• **JOB**: Each line below must be set down exactly; omit any image you find.

• **SUPPLIED MATERIAL**:

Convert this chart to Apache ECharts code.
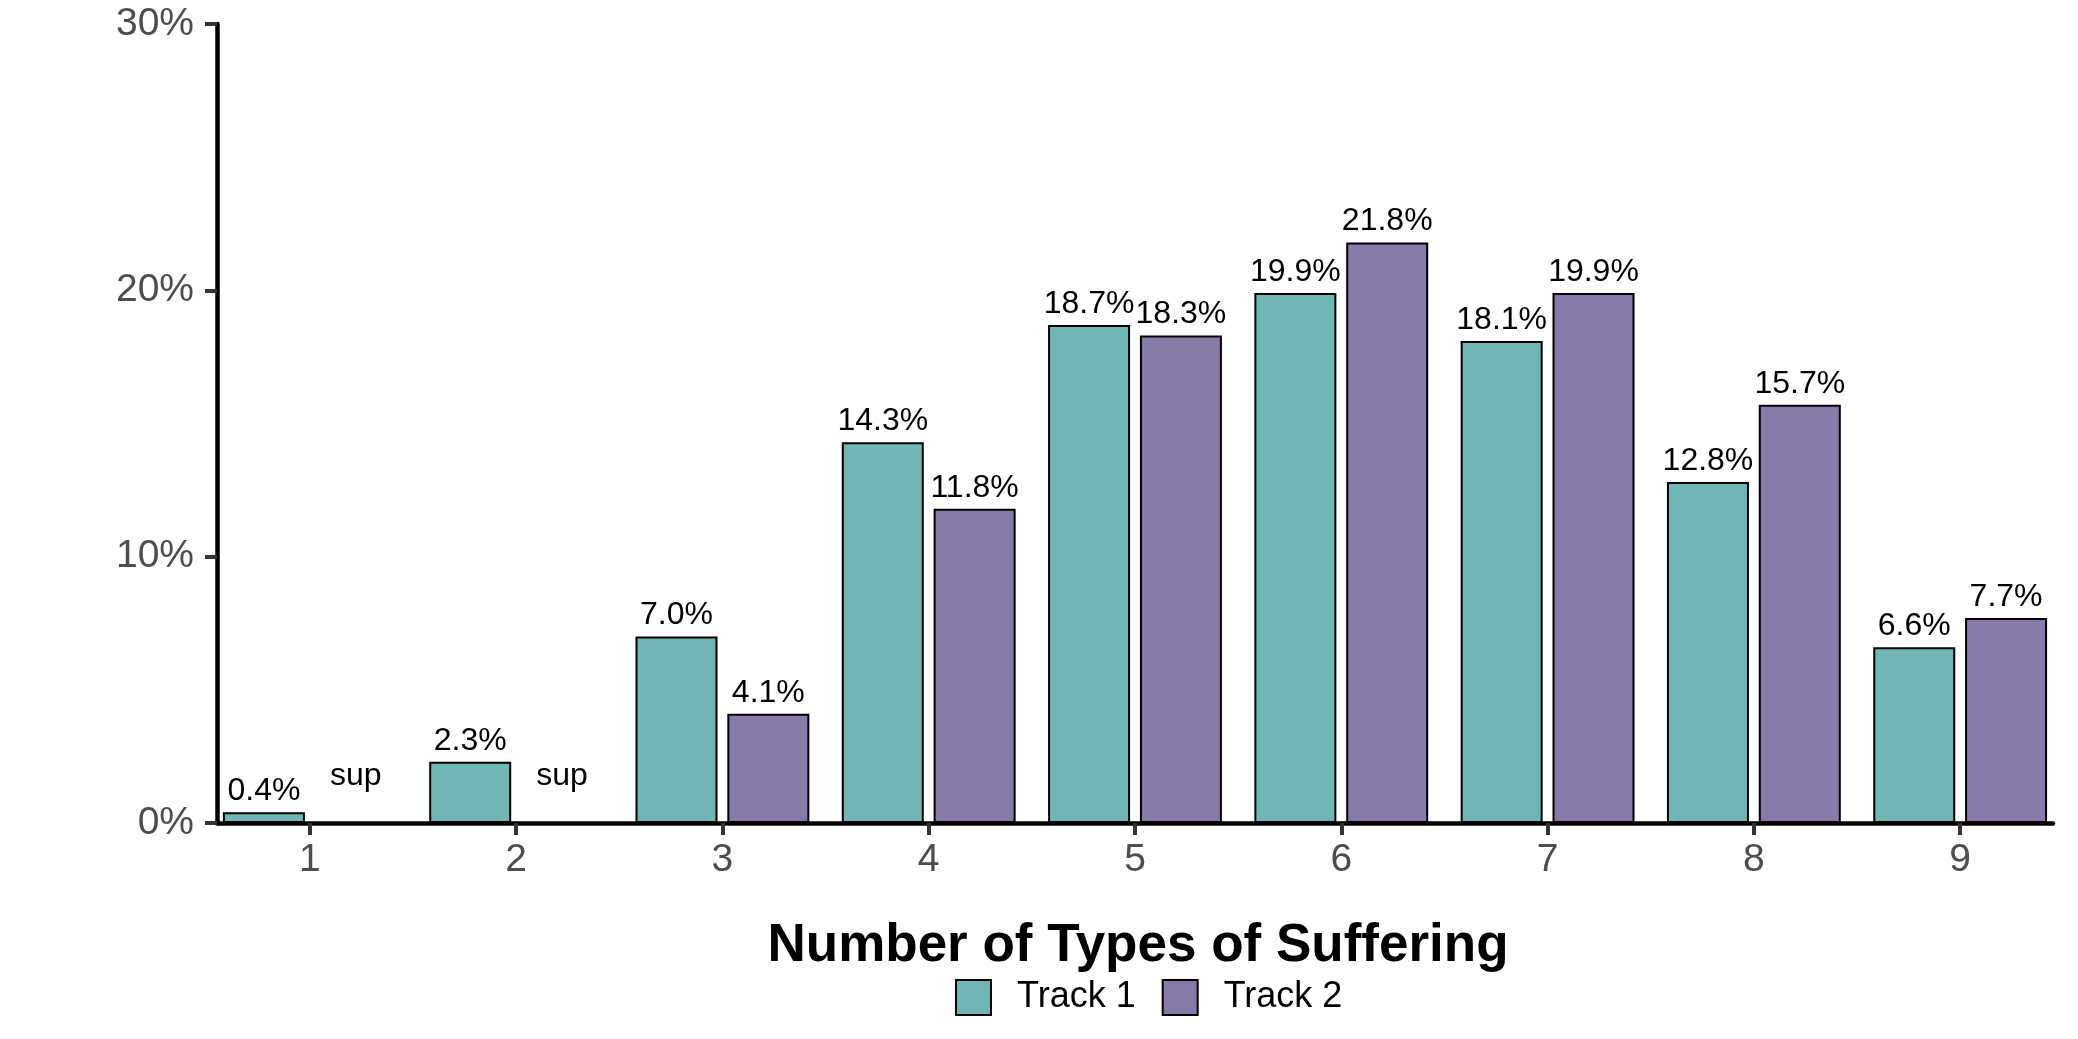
<!DOCTYPE html>
<html>
<head>
<meta charset="utf-8">
<script src="https://cdn.jsdelivr.net/npm/echarts@6/dist/echarts.min.js"></script>
<style>
    html, body { margin: 0; padding: 0; background: #fff; }
    #chart { width: 2078px; height: 1039px; }
</style>
</head>
<body>
<div id="chart"></div>
<script>
// categories (number of types of suffering)
var categories = [1, 2, 3, 4, 5, 6, 7, 8, 9];
// percent of respondents, null = suppressed ("sup")
var track1 = [0.4, 2.3, 7.0, 14.3, 18.7, 19.9, 18.1, 12.8, 6.6];
var track2 = [null, null, 4.1, 11.8, 18.3, 21.8, 19.9, 15.7, 7.7];
var yTicks = [0, 10, 20, 30];

var FONT = 'Liberation Sans';
var TEAL = '#70B7B3';
var PURPLE = '#8779AA';

function buildData(values) {
    return values.map(function (v, i) {
        if (v === null) {
            // suppressed value: empty bar with a "sup" note above the baseline
            return {
                value: [categories[i], 0],
                itemStyle: { borderWidth: 0 },
                label: { formatter: 'sup', offset: [0, -26] }
            };
        }
        return { value: [categories[i], v] };
    });
}

function barSeries(name, values, color) {
    return {
        name: name,
        type: 'bar',
        data: buildData(values),
        barWidth: 82,
        barGap: '12%',
        itemStyle: { color: color, borderColor: '#000', borderWidth: 2 },
        label: {
            show: true,
            position: 'top',
            distance: 5,
            fontFamily: FONT,
            fontSize: 32,
            color: '#000',
            formatter: function (p) { return p.value[1].toFixed(1) + '%'; }
        }
    };
}

var chart = echarts.init(document.getElementById('chart'));

var options = {
    backgroundColor: '#fff',
    animation: false,
    grid: { left: 217, right: 25, top: 24, bottom: 216 },
    xAxis: {
        type: 'value',
        min: 0.55,
        max: 9.45,
        splitLine: { show: false },
        axisLine: { show: true, onZero: false, lineStyle: { color: '#000', width: 4.5 } },
        axisTick: { show: true, customValues: categories, length: 12, lineStyle: { color: '#333', width: 4 } },
        axisLabel: {
            customValues: categories,
            margin: 18,
            fontFamily: FONT,
            fontSize: 39,
            color: '#4D4D4D'
        }
    },
    yAxis: {
        type: 'value',
        min: 0,
        max: 30,
        interval: 10,
        splitLine: { show: false },
        axisLine: { show: true, lineStyle: { color: '#000', width: 4.5 } },
        axisTick: { show: true, length: 12, lineStyle: { color: '#333', width: 4 } },
        axisLabel: {
            margin: 23,
            fontFamily: FONT,
            fontSize: 39,
            color: '#4D4D4D',
            formatter: function (v) { return yTicks.indexOf(v) >= 0 ? v + '%' : ''; }
        }
    },
    legend: {
        left: 950,
        top: 974,
        itemWidth: 35,
        itemHeight: 35,
        itemGap: 26,
        icon: 'rect',
        itemStyle: { borderColor: '#000', borderWidth: 2 },
        textStyle: { fontFamily: FONT, fontSize: 36, color: '#000', padding: [0, 0, 0, 21] },
        data: ['Track 1', 'Track 2']
    },
    graphic: [{
        type: 'text',
        x: 1138,
        y: 946,
        style: {
            text: 'Number of Types of Suffering',
            fontFamily: FONT,
            fontWeight: 'bold',
            fontSize: 53,
            fill: '#000',
            align: 'center',
            verticalAlign: 'middle'
        }
    }],
    series: [
        barSeries('Track 1', track1, TEAL),
        barSeries('Track 2', track2, PURPLE)
    ]
};

chart.setOption(options, true);
</script>
</body>
</html>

• **RIGHT ANSWER**:
Convert this chart to Apache ECharts code.
<!DOCTYPE html>
<html>
<head>
<meta charset="utf-8">
<script src="https://cdn.jsdelivr.net/npm/echarts@6/dist/echarts.min.js"></script>
<style>
    html, body { margin: 0; padding: 0; background: #fff; }
    #chart { width: 2078px; height: 1039px; }
</style>
</head>
<body>
<div id="chart"></div>
<script>
// categories (number of types of suffering)
var categories = [1, 2, 3, 4, 5, 6, 7, 8, 9];
// percent of respondents, null = suppressed ("sup")
var track1 = [0.4, 2.3, 7.0, 14.3, 18.7, 19.9, 18.1, 12.8, 6.6];
var track2 = [null, null, 4.1, 11.8, 18.3, 21.8, 19.9, 15.7, 7.7];
var yTicks = [0, 10, 20, 30];

var FONT = 'Liberation Sans';
var TEAL = '#70B7B3';
var PURPLE = '#8779AA';

function buildData(values) {
    return values.map(function (v, i) {
        if (v === null) {
            // suppressed value: empty bar with a "sup" note above the baseline
            return {
                value: [categories[i], 0],
                itemStyle: { borderWidth: 0 },
                label: { formatter: 'sup', offset: [0, -26] }
            };
        }
        return { value: [categories[i], v] };
    });
}

function barSeries(name, values, color) {
    return {
        name: name,
        type: 'bar',
        data: buildData(values),
        barWidth: 82,
        barGap: '12%',
        itemStyle: { color: color, borderColor: '#000', borderWidth: 2 },
        label: {
            show: true,
            position: 'top',
            distance: 5,
            fontFamily: FONT,
            fontSize: 32,
            color: '#000',
            formatter: function (p) { return p.value[1].toFixed(1) + '%'; }
        }
    };
}

var chart = echarts.init(document.getElementById('chart'));

var options = {
    backgroundColor: '#fff',
    animation: false,
    grid: { left: 217, right: 25, top: 24, bottom: 216 },
    xAxis: {
        type: 'value',
        min: 0.55,
        max: 9.45,
        splitLine: { show: false },
        axisLine: { show: true, onZero: false, lineStyle: { color: '#000', width: 4.5 } },
        axisTick: { show: true, customValues: categories, length: 12, lineStyle: { color: '#333', width: 4 } },
        axisLabel: {
            customValues: categories,
            margin: 18,
            fontFamily: FONT,
            fontSize: 39,
            color: '#4D4D4D'
        }
    },
    yAxis: {
        type: 'value',
        min: 0,
        max: 30,
        interval: 10,
        splitLine: { show: false },
        axisLine: { show: true, lineStyle: { color: '#000', width: 4.5 } },
        axisTick: { show: true, length: 12, lineStyle: { color: '#333', width: 4 } },
        axisLabel: {
            margin: 23,
            fontFamily: FONT,
            fontSize: 39,
            color: '#4D4D4D',
            formatter: function (v) { return yTicks.indexOf(v) >= 0 ? v + '%' : ''; }
        }
    },
    legend: {
        left: 950,
        top: 974,
        itemWidth: 35,
        itemHeight: 35,
        itemGap: 26,
        icon: 'rect',
        itemStyle: { borderColor: '#000', borderWidth: 2 },
        textStyle: { fontFamily: FONT, fontSize: 36, color: '#000', padding: [0, 0, 0, 21] },
        data: ['Track 1', 'Track 2']
    },
    graphic: [{
        type: 'text',
        x: 1138,
        y: 946,
        style: {
            text: 'Number of Types of Suffering',
            fontFamily: FONT,
            fontWeight: 'bold',
            fontSize: 53,
            fill: '#000',
            align: 'center',
            verticalAlign: 'middle'
        }
    }],
    series: [
        barSeries('Track 1', track1, TEAL),
        barSeries('Track 2', track2, PURPLE)
    ]
};

chart.setOption(options, true);
</script>
</body>
</html>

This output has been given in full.